* SUPPLIED INFORMATION *
###
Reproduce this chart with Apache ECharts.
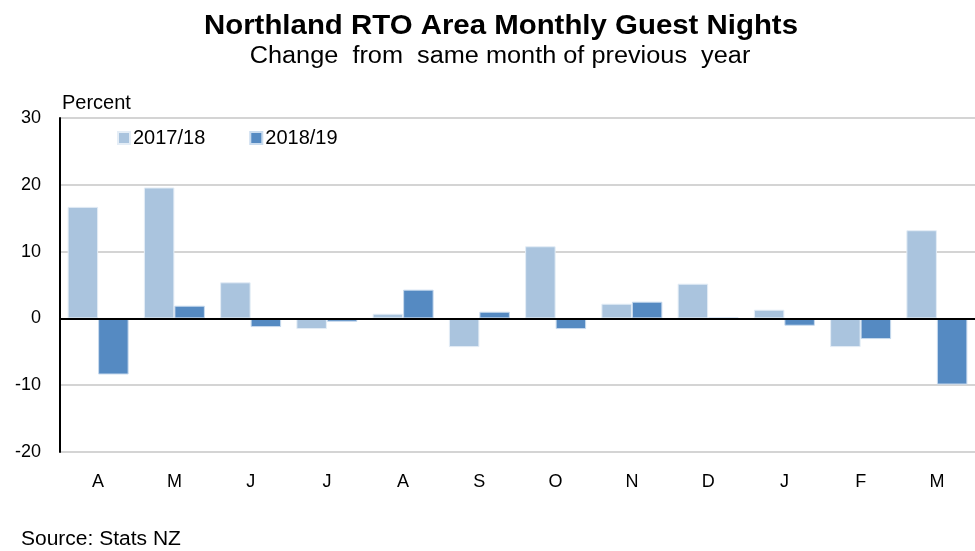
<!DOCTYPE html>
<html><head><meta charset="utf-8">
<script src="https://cdn.jsdelivr.net/npm/echarts@6/dist/echarts.min.js"></script>
<style>html,body{margin:0;padding:0;background:#fff}#c{width:975px;height:551px}</style>
</head><body><div id="c"></div>
<script>
const categories = ['A','M','J','J','A','S','O','N','D','J','F','M'];
const series1718 = [16.7, 19.6, 5.4, -1.6, 0.7, -4.3, 10.8, 2.2, 5.2, 1.3, -4.3, 13.2];
const series1819 = [-8.4, 1.9, -1.3, -0.5, 4.3, 1.0, -1.6, 2.5, 0.1, -1.1, -3.1, -9.9];
const yTicks = [-20, -10, 0, 10, 20, 30];

const font = 'Liberation Sans, Arial, sans-serif';
const chart = echarts.init(document.getElementById('c'));
chart.setOption({
  animation: false,
  graphic: [
    {type: 'text', x: 501, y: 12, scaleX: 1.05,
     style: {text: 'Northland RTO Area Monthly Guest Nights', align: 'center', verticalAlign: 'top',
             font: 'bold 28px Liberation Sans, Arial, sans-serif', fill: '#000'}},
    {type: 'text', x: 500, y: 45, scaleX: 1.1,
     style: {text: 'Change  from  same month of previous  year', align: 'center', verticalAlign: 'top',
             font: '23px Liberation Sans, Arial, sans-serif', fill: '#000'}},
    {type: 'text', x: 62, y: 93,
     style: {text: 'Percent', align: 'left', verticalAlign: 'top',
             font: '20px Liberation Sans, Arial, sans-serif', fill: '#000'}},
    {type: 'text', x: 21, y: 529, scaleX: 1.05,
     style: {text: 'Source: Stats NZ', align: 'left', verticalAlign: 'top',
             font: '20px Liberation Sans, Arial, sans-serif', fill: '#000'}}
  ],
  legend: {
    left: 112, top: 123, itemGap: 44, itemWidth: 12, itemHeight: 12, icon: 'rect',
    textStyle: {fontFamily: font, fontSize: 20, color: '#000', padding: [0,0,0,-2]},
    data: ['2017/18', '2018/19']
  },
  grid: {left: 60, right: 0, top: 118, bottom: 99, containLabel: false},
  xAxis: {
    type: 'category', data: categories,
    axisLine: {show: false}, axisTick: {show: false},
    axisLabel: {fontFamily: font, fontSize: 18, color: '#000', margin: 21}
  },
  yAxis: {
    type: 'value', min: yTicks[0], max: yTicks[yTicks.length-1], interval: 10,
    axisLine: {show: true, lineStyle: {color: '#000', width: 2}},
    axisTick: {show: false},
    axisLabel: {fontFamily: font, fontSize: 18, color: '#000', margin: 19},
    splitLine: {show: true, lineStyle: {color: '#d4d4d4', width: 2}}
  },
  series: [
    {name: '2017/18', type: 'bar', data: series1718, barGap: '0%', barCategoryGap: '20%',
     itemStyle: {color: '#aac4de', borderColor: '#e4edf6', borderWidth: 1},
     markLine: {silent: true, symbol: 'none', label: {show: false},
       lineStyle: {color: '#000', width: 2, type: 'solid'}, data: [{yAxis: 0}]}},
    {name: '2018/19', type: 'bar', data: series1819,
     itemStyle: {color: '#558ac2', borderColor: '#c9dbee', borderWidth: 1}}
  ]
});
</script></body></html>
###
* SHORT TASK *
Would you reproduce the lines above, from the very first through the line containing "const yTicks = [-20, -10, 0, 10, 20, 30];", exactly and without the pictures?

* ANSWER TO THE PROBLEM *
Reproduce this chart with Apache ECharts.
<!DOCTYPE html>
<html><head><meta charset="utf-8">
<script src="https://cdn.jsdelivr.net/npm/echarts@6/dist/echarts.min.js"></script>
<style>html,body{margin:0;padding:0;background:#fff}#c{width:975px;height:551px}</style>
</head><body><div id="c"></div>
<script>
const categories = ['A','M','J','J','A','S','O','N','D','J','F','M'];
const series1718 = [16.7, 19.6, 5.4, -1.6, 0.7, -4.3, 10.8, 2.2, 5.2, 1.3, -4.3, 13.2];
const series1819 = [-8.4, 1.9, -1.3, -0.5, 4.3, 1.0, -1.6, 2.5, 0.1, -1.1, -3.1, -9.9];
const yTicks = [-20, -10, 0, 10, 20, 30];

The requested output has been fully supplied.